By my calculation, this amount of heat is only around half that required to get that expansion.
Either
1) The altimetry is wrong.
2) Only a 1/4 of the sea level rise was due to expansion and the ice caps melted more than estimated. (Unlikely)
3) Levitus et al have underestimated the amount of heat stored in the oceans by a factor of two.
Of interest is that Levitus et al only use the ocean temperature data to a depth of 720m. If (3) is correct I conclude that they have missed a lot of the extra heat stored at a deeper level in the ocean while the sun was on it’s strong run of cycles.
Also of interest is that Levitus et al 2000 had the rise in heat content for 1955 – 1994 around 13.7×10^22J, but this seems to have been halved in the most recent effort. Bob Tisdale informs me that this was due to a ‘warm bias correction in the XBT data’. If that older data was in fact correct and the 1993 – 2003 data should be adjusted up by a directly proportional amount, the books would balance and be consistent with an increase of around 0.3C in sea surface temperature over the same period.
Bob, do you have any citations or links to other OHC data prior to 2000? I'm interested in discovering the spread of estimates and the methodologies of other scientists to compare with Levitus et al.
Thanks
tallbloke: You asked,"Bob, do you have any citations or links to other OHC data prior to 2000?"

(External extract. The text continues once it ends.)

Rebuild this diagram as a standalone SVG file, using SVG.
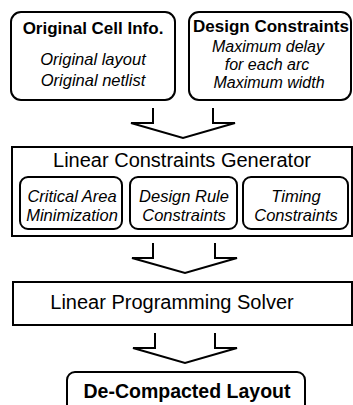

I went through my OHC files and did not find one. Sorry.
Bob, I turned your OLR graph upside down and compared it to the last three solar cycles.
http://s630.photobucket.com/albums/uu21/stroller-2009/?action=view¤t=ssn-olr-1974-2009.gif
The 4W/m^2 swings in OLR match my ocean heat content calculation. Levitus is wrong, I'm certain of it.
The 14x10^22J I get is equivalent to 4W/m^2 and matches the swings in OLR. The ocean emits when the sun gets quiet. Thanks for your input, we'll crack this conundrum.
tallbloke: Thanks for the look. Keep at it.